O cálculo é simples: se a economia chinesa continuar crescente no ritmo atual (entre 7% e 9% ao ano), em duas décadas o seu PIB será equiparado ao dos Estados Unidos, o que lhe permitirá uma capacitação militar equivalente. Como potência asiática, a China poderá pretender disputar o controle sobre a Eurásia, região chave no século 21, por abrigar 75% da população mundial, produzir 60% do PIB planetário, conter a maior parte dos recursos naturais do planeta, incluindo 75% de suas reservas conhecidas de energia e concentrar o poder nuclear (os Estados Unidos são a única potência nuclear que não faz parte da Eurásia).

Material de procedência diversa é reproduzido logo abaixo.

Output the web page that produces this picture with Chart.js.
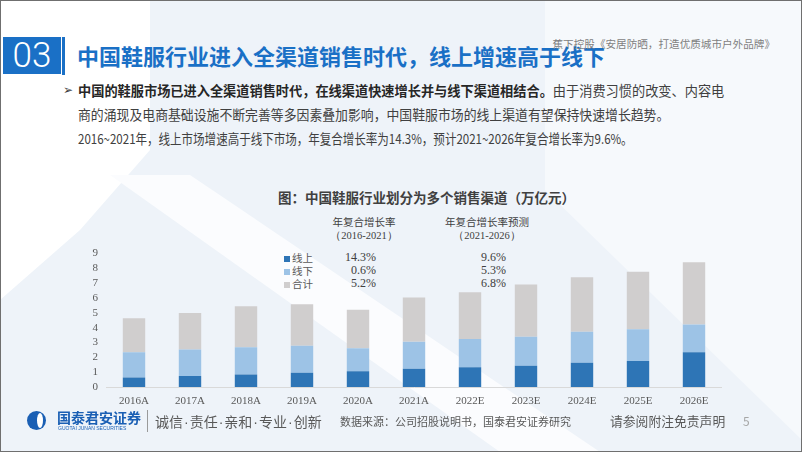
<!DOCTYPE html>
<html>
<head>
<meta charset="utf-8">
<script src="https://cdn.jsdelivr.net/npm/chart.js@4/dist/chart.umd.min.js"></script>
<style>
  html, body { margin: 0; padding: 0; }
  body { width: 802px; height: 452px; overflow: hidden; position: relative; background: #eef3f9;
         font-family: "Noto Sans CJK SC", "Noto Sans", sans-serif; color: #404040; }
  .abs { position: absolute; white-space: nowrap; }
  .bg { position: absolute; left: 0; top: 0; width: 802px; height: 452px; }
  .frame { position: absolute; left: 0; top: 0; width: 800px; height: 450px; border: 1px solid #6f6f6f; }
  .num { font-family: "Liberation Serif", serif; }
  .line { display: inline-block; transform-origin: 0 50%; }
  .dot { font-family: "Liberation Sans", sans-serif; margin: 0 1px; }
</style>
</head>
<body>
<!-- background shapes -->
<div class="bg" style="background:#ffffff; clip-path: polygon(0 0, 150px 0, 150px 150px, 80px 230px, 0 300px);"></div>
<div class="bg" style="background:#f6f9fc; clip-path: polygon(545px 0, 802px 0, 802px 440px, 545px 190px);"></div>
<div class="bg" style="background:#fbfcfe; clip-path: polygon(110px 175px, 190px 175px, 600px 452px, 500px 452px);"></div>

<div class="abs" style="left:3px; top:37px; width:58px; height:37px; background:#1a70c6; color:#fff;
     font-family:Roboto, sans-serif; font-weight:300; font-size:35px; line-height:37px; text-align:center;">03</div>
<div class="abs" style="left:62px; top:37px; width:3px; height:38px; background:#1a70c6;"></div>
<div class="abs" style="left:77px; top:40px; font-size:22px; font-weight:700; color:#1a70c6; line-height:30px;">中国鞋服行业进入全渠道销售时代，线上增速高于线下</div>
<div class="abs" style="right:27px; top:35px; font-size:10.6px; color:#7f7f7f; line-height:18px;">蕉下控股《安居防晒，打造优质城市户外品牌》</div>

<div class="abs" style="left:63px; top:80px; font-size:12px; color:#404040;">➢</div>
<div class="abs" style="left:78px; top:78px; font-size:13.4px; line-height:24px; color:#404040;">
  <span class="line" style="transform:scaleX(0.985)"><b style="color:#262626">中国的鞋服市场已进入全渠道销售时代，在线渠道快速增长并与线下渠道相结合。</b>由于消费习惯的改变、内容电</span><br>
  <span class="line" style="transform:scaleX(0.96)">商的涌现及电商基础设施不断完善等多因素叠加影响，中国鞋服市场的线上渠道有望保持快速增长趋势。</span><br>
  <span class="line" style="transform:scaleX(0.86)">2016~2021年，线上市场增速高于线下市场，年复合增长率为14.3%，预计2021~2026年复合增长率为9.6%。</span>
</div>

<div class="abs" style="left:278px; top:187px; font-size:13.5px; font-weight:700; color:#404040; line-height:20px;">图：中国鞋服行业划分为多个销售渠道（万亿元）</div>

<div class="abs" style="left:324px; top:215px; width:80px; text-align:center; font-size:10.5px; line-height:13px; color:#404040;">年复合增长率<br><span class="num">（2016-2021）</span></div>
<div class="abs" style="left:442px; top:215px; width:90px; text-align:center; font-size:10.5px; line-height:13px; color:#404040;">年复合增长率预测<br><span class="num">（2021-2026）</span></div>

<div class="abs" style="left:284px; top:251px; font-size:10.5px; line-height:13px; color:#595959;">
  <span style="display:inline-block;width:6px;height:6px;background:#2e75b6;margin-right:2px;"></span>线上<br>
  <span style="display:inline-block;width:6px;height:6px;background:#9dc3e6;margin-right:2px;"></span>线下<br>
  <span style="display:inline-block;width:6px;height:6px;background:#d0cece;margin-right:2px;"></span>合计
</div>
<div class="abs num" style="left:336px; top:251px; width:40px; text-align:right; font-size:12px; line-height:13px; color:#404040;">14.3%<br>0.6%<br>5.2%</div>
<div class="abs num" style="left:466px; top:251px; width:40px; text-align:right; font-size:12px; line-height:13px; color:#404040;">9.6%<br>5.3%<br>6.8%</div>

<div id="wrap" class="abs" style="left:80px; top:239px; width:642px; height:174px;"><canvas id="barre"></canvas></div>

<!-- footer -->
<div class="abs" style="left:27px; top:411px; width:19px; height:19px; border-radius:50%; background:#1a5fb4;"></div>
<div class="abs" style="left:37px; top:413px; width:6px; height:15px; border-radius:50%; background:#ffffff;"></div>
<div class="abs" style="left:57px; top:408px; font-size:14px; font-weight:700; color:#1a5fb4; line-height:18px;">国泰君安证券</div>
<div class="abs" style="left:58px; top:425px; font-size:5px; color:#1a5fb4; line-height:6px; font-family:'Liberation Sans';">GUOTAI JUNAN SECURITIES</div>
<div class="abs" style="left:147px; top:410px; width:1px; height:22px; background:#9a9a9a;"></div>
<div class="abs" style="left:155px; top:410px; font-size:14px; color:#595959; line-height:22px;">诚信<span class="dot">·</span>责任<span class="dot">·</span>亲和<span class="dot">·</span>专业<span class="dot">·</span>创新</div>
<div class="abs" style="left:340px; top:413px; font-size:11px; color:#595959; line-height:16px;">数据来源：公司招股说明书，国泰君安证券研究</div>
<div class="abs" style="left:610px; top:411px; font-size:12.8px; color:#595959; line-height:20px;">请参阅附注免责声明</div>
<div class="abs" style="left:743px; top:412px; font-size:12px; color:#a6a6a6; line-height:18px;">5</div>
<div class="frame"></div>

<script>
const categories = ["2016A", "2017A", "2018A", "2019A", "2020A", "2021A", "2022E", "2023E", "2024E", "2025E", "2026E"];
const online = [0.64, 0.74, 0.85, 0.96, 1.06, 1.23, 1.34, 1.43, 1.64, 1.75, 2.34];
const offline = [1.70, 1.79, 1.84, 1.83, 1.56, 1.82, 1.90, 1.96, 2.09, 2.15, 1.88];
const total = [2.29, 2.46, 2.75, 2.80, 2.60, 2.98, 3.16, 3.52, 3.67, 3.88, 4.20];
const yTicks = [0, 1, 2, 3, 4, 5, 6, 7, 8, 9];

let ctx = document.querySelector("#barre").getContext("2d");
let tickFont = { family: "Liberation Serif", size: 11 };

new Chart(ctx, {
  type: "bar",
  data: {
    labels: categories,
    datasets: [
      { label: "线上", data: online, backgroundColor: "#2e75b6" },
      { label: "线下", data: offline, backgroundColor: "#9dc3e6" },
      { label: "合计", data: total, backgroundColor: "#d0cece" }
    ]
  },
  options: {
    responsive: true,
    maintainAspectRatio: false,
    animation: false,
    layout: { padding: { top: 8, right: 0, left: 0, bottom: 0 } },
    datasets: { bar: { categoryPercentage: 0.8, barPercentage: 0.5 } },
    plugins: { legend: { display: false }, tooltip: { enabled: false } },
    scales: {
      x: {
        stacked: true,
        grid: { display: false, drawTicks: false, tickLength: 0 },
        border: { color: "#d9d9d9", width: 1 },
        ticks: { font: tickFont, color: "#595959", padding: 8, maxRotation: 0 },
        afterFit: (axis) => { axis.height = 26; }
      },
      y: {
        stacked: true,
        min: 0,
        max: 9,
        grid: { display: false, drawTicks: false, tickLength: 0 },
        border: { display: false },
        afterBuildTicks: (axis) => { axis.ticks = yTicks.map(v => ({ value: v })); },
        ticks: { font: tickFont, color: "#595959", padding: 8, autoSkip: false },
        afterFit: (axis) => { axis.width = 26; }
      }
    }
  }
});
</script>
</body>
</html>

O petróleo, obviamente, ocupa um lugar central na disputa, ainda mais por ser a China extremamente dependente de sua importação para sustentar o crescimento da economia. Além das já conhecidas reservas situadas no Oriente Médio, os cinco países da bacia do Cáspio – Azerbaijão, Cazaquistão, Irã, Rússia e Turcomenistão – possuem reservas estimadas de até 200 bilhões de barris de petróleo e um volume comparável de gás. A estratégia americana para a Eurásia desenha um “anel” em torno da Rússia, ao redor da bacia do Cáspio (isso explica a invasão do Afeganistão, em 2001) e agora cria um “cordão sanitário” em torno da China. Não por acaso, os Estados Unidos propõem que junto com o Japão, tradicional aliado, a Índia passe a integrar o CS, em caráter permanente.
É claro que o clima de pânico neo-conservador anti-chinês é muito exagerado, como era, durante a Guerra Fria, o terror artificialmente criado contra a “invasão vermelha”. Primeiro, porque grande parte do sucesso comercial chinês deve-se à atuação de corporações americanas instaladas no país. Segundo, porque longe de ser um “monstro”, a China ajuda a financiar a economia deficitária americana (já que os chineses compram dezenas de bilhões de dólares de títulos do Tesouro americano). Finalmente, a China funcionou, até agora, como potência estabilizadora na Ásia, em especial no que se refere a conter as tendências mais radicais da Coréia do Norte.
Isso tudo pode mudar com as aventuras de Bush. Pior para o mundo, bom para os que lucram com o comércio de armas.